• **Task**:
Transcribe the listing in full, excluding any pictures.

• **Data provided**:

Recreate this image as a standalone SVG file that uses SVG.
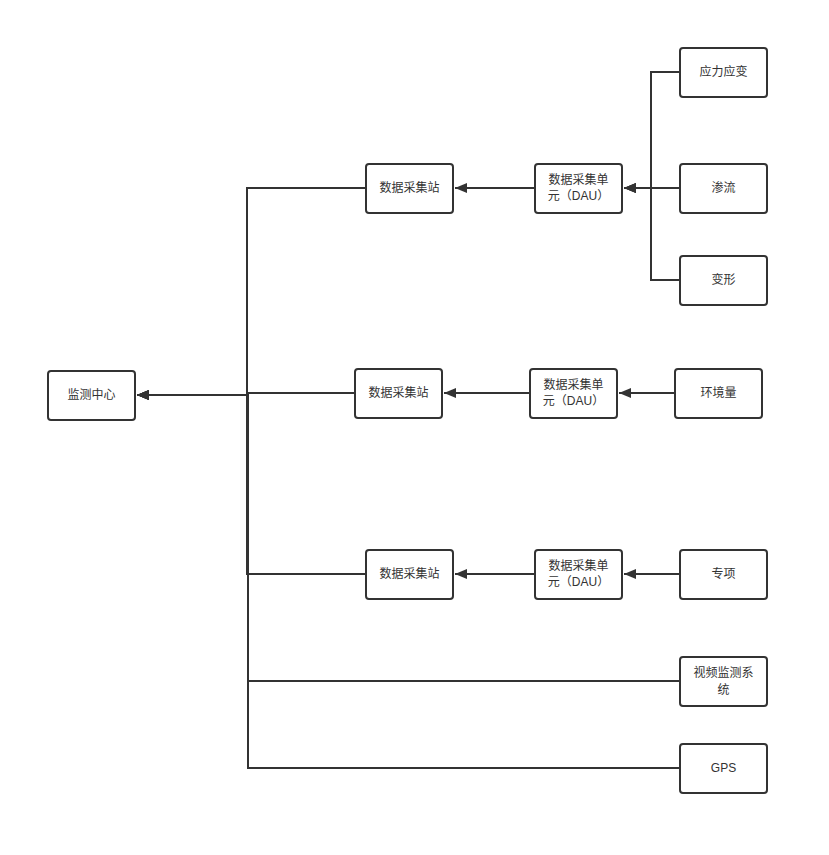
<svg xmlns="http://www.w3.org/2000/svg" width="829" height="855" viewBox="0 0 829 855">
<style>
.box{fill:#fff;stroke:#333;stroke-width:2}
.t{font-family:"Liberation Sans","Noto Sans CJK SC",sans-serif;font-size:12px;fill:#333;text-anchor:middle}
.c{fill:none;stroke:#333;stroke-width:2}
</style>
<defs>
<marker id="arr" markerWidth="12" markerHeight="10" refX="12" refY="5" orient="auto" markerUnits="userSpaceOnUse">
<path d="M0,0 L12,5 L0,10 Z" fill="#333"/>
</marker>
</defs>
<rect width="829" height="855" fill="#fff"/>
<g id="connectors">
<path class="c" d="M680,72 H651 V188 H624" marker-end="url(#arr)"/>
<path class="c" d="M680,188 H624" marker-end="url(#arr)"/>
<path class="c" d="M680,280 H651 V188 H624" marker-end="url(#arr)"/>
<path class="c" d="M535,188 H455" marker-end="url(#arr)"/>
<path class="c" d="M366,188 H247 V395 H137" marker-end="url(#arr)"/>
<path class="c" d="M675,393 H619" marker-end="url(#arr)"/>
<path class="c" d="M530,393 H444" marker-end="url(#arr)"/>
<path class="c" d="M355,393 H247 V395 H137" marker-end="url(#arr)"/>
<path class="c" d="M680,574 H624" marker-end="url(#arr)"/>
<path class="c" d="M535,574 H455" marker-end="url(#arr)"/>
<path class="c" d="M366,574 H247 V395 H137" marker-end="url(#arr)"/>
<path class="c" d="M680,681 H248 V395 H137" marker-end="url(#arr)"/>
<path class="c" d="M680,768 H248 V395 H137" marker-end="url(#arr)"/>
</g>
<g id="center"><rect class="box" x="48" y="371" width="87" height="49" rx="3"/><text class="t" x="91.5" y="399">监测中心</text></g>
<g id="station1"><rect class="box" x="366" y="164" width="87" height="49" rx="3"/><text class="t" x="409.5" y="192">数据采集站</text></g>
<g id="dau1"><rect class="box" x="535" y="164" width="87" height="49" rx="3"/><text class="t" x="578.5" y="184">数据采集单</text><text class="t" x="578.5" y="200">元（DAU）</text></g>
<g id="stress"><rect class="box" x="680" y="48" width="87" height="49" rx="3"/><text class="t" x="723.5" y="76">应力应变</text></g>
<g id="seepage"><rect class="box" x="680" y="164" width="87" height="49" rx="3"/><text class="t" x="723.5" y="192">渗流</text></g>
<g id="deform"><rect class="box" x="680" y="256" width="87" height="49" rx="3"/><text class="t" x="723.5" y="284">变形</text></g>
<g id="station2"><rect class="box" x="355" y="369" width="87" height="49" rx="3"/><text class="t" x="398.5" y="397">数据采集站</text></g>
<g id="dau2"><rect class="box" x="530" y="369" width="87" height="49" rx="3"/><text class="t" x="573.5" y="389">数据采集单</text><text class="t" x="573.5" y="405">元（DAU）</text></g>
<g id="env"><rect class="box" x="675" y="369" width="87" height="49" rx="3"/><text class="t" x="718.5" y="397">环境量</text></g>
<g id="station3"><rect class="box" x="366" y="550" width="87" height="49" rx="3"/><text class="t" x="409.5" y="578">数据采集站</text></g>
<g id="dau3"><rect class="box" x="535" y="550" width="87" height="49" rx="3"/><text class="t" x="578.5" y="570">数据采集单</text><text class="t" x="578.5" y="586">元（DAU）</text></g>
<g id="special"><rect class="box" x="680" y="550" width="87" height="49" rx="3"/><text class="t" x="723.5" y="578">专项</text></g>
<g id="video"><rect class="box" x="680" y="657" width="87" height="49" rx="3"/><text class="t" x="723.5" y="677">视频监测系</text><text class="t" x="723.5" y="694">统</text></g>
<g id="gps"><rect class="box" x="680" y="744" width="87" height="49" rx="3"/><text class="t" x="723.5" y="772">GPS</text></g>
</svg>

• **Result of the exercise**:
Recreate this image as a standalone SVG file that uses SVG.
<svg xmlns="http://www.w3.org/2000/svg" width="829" height="855" viewBox="0 0 829 855">
<style>
.box{fill:#fff;stroke:#333;stroke-width:2}
.t{font-family:"Liberation Sans","Noto Sans CJK SC",sans-serif;font-size:12px;fill:#333;text-anchor:middle}
.c{fill:none;stroke:#333;stroke-width:2}
</style>
<defs>
<marker id="arr" markerWidth="12" markerHeight="10" refX="12" refY="5" orient="auto" markerUnits="userSpaceOnUse">
<path d="M0,0 L12,5 L0,10 Z" fill="#333"/>
</marker>
</defs>
<rect width="829" height="855" fill="#fff"/>
<g id="connectors">
<path class="c" d="M680,72 H651 V188 H624" marker-end="url(#arr)"/>
<path class="c" d="M680,188 H624" marker-end="url(#arr)"/>
<path class="c" d="M680,280 H651 V188 H624" marker-end="url(#arr)"/>
<path class="c" d="M535,188 H455" marker-end="url(#arr)"/>
<path class="c" d="M366,188 H247 V395 H137" marker-end="url(#arr)"/>
<path class="c" d="M675,393 H619" marker-end="url(#arr)"/>
<path class="c" d="M530,393 H444" marker-end="url(#arr)"/>
<path class="c" d="M355,393 H247 V395 H137" marker-end="url(#arr)"/>
<path class="c" d="M680,574 H624" marker-end="url(#arr)"/>
<path class="c" d="M535,574 H455" marker-end="url(#arr)"/>
<path class="c" d="M366,574 H247 V395 H137" marker-end="url(#arr)"/>
<path class="c" d="M680,681 H248 V395 H137" marker-end="url(#arr)"/>
<path class="c" d="M680,768 H248 V395 H137" marker-end="url(#arr)"/>
</g>
<g id="center"><rect class="box" x="48" y="371" width="87" height="49" rx="3"/><text class="t" x="91.5" y="399">监测中心</text></g>
<g id="station1"><rect class="box" x="366" y="164" width="87" height="49" rx="3"/><text class="t" x="409.5" y="192">数据采集站</text></g>
<g id="dau1"><rect class="box" x="535" y="164" width="87" height="49" rx="3"/><text class="t" x="578.5" y="184">数据采集单</text><text class="t" x="578.5" y="200">元（DAU）</text></g>
<g id="stress"><rect class="box" x="680" y="48" width="87" height="49" rx="3"/><text class="t" x="723.5" y="76">应力应变</text></g>
<g id="seepage"><rect class="box" x="680" y="164" width="87" height="49" rx="3"/><text class="t" x="723.5" y="192">渗流</text></g>
<g id="deform"><rect class="box" x="680" y="256" width="87" height="49" rx="3"/><text class="t" x="723.5" y="284">变形</text></g>
<g id="station2"><rect class="box" x="355" y="369" width="87" height="49" rx="3"/><text class="t" x="398.5" y="397">数据采集站</text></g>
<g id="dau2"><rect class="box" x="530" y="369" width="87" height="49" rx="3"/><text class="t" x="573.5" y="389">数据采集单</text><text class="t" x="573.5" y="405">元（DAU）</text></g>
<g id="env"><rect class="box" x="675" y="369" width="87" height="49" rx="3"/><text class="t" x="718.5" y="397">环境量</text></g>
<g id="station3"><rect class="box" x="366" y="550" width="87" height="49" rx="3"/><text class="t" x="409.5" y="578">数据采集站</text></g>
<g id="dau3"><rect class="box" x="535" y="550" width="87" height="49" rx="3"/><text class="t" x="578.5" y="570">数据采集单</text><text class="t" x="578.5" y="586">元（DAU）</text></g>
<g id="special"><rect class="box" x="680" y="550" width="87" height="49" rx="3"/><text class="t" x="723.5" y="578">专项</text></g>
<g id="video"><rect class="box" x="680" y="657" width="87" height="49" rx="3"/><text class="t" x="723.5" y="677">视频监测系</text><text class="t" x="723.5" y="694">统</text></g>
<g id="gps"><rect class="box" x="680" y="744" width="87" height="49" rx="3"/><text class="t" x="723.5" y="772">GPS</text></g>
</svg>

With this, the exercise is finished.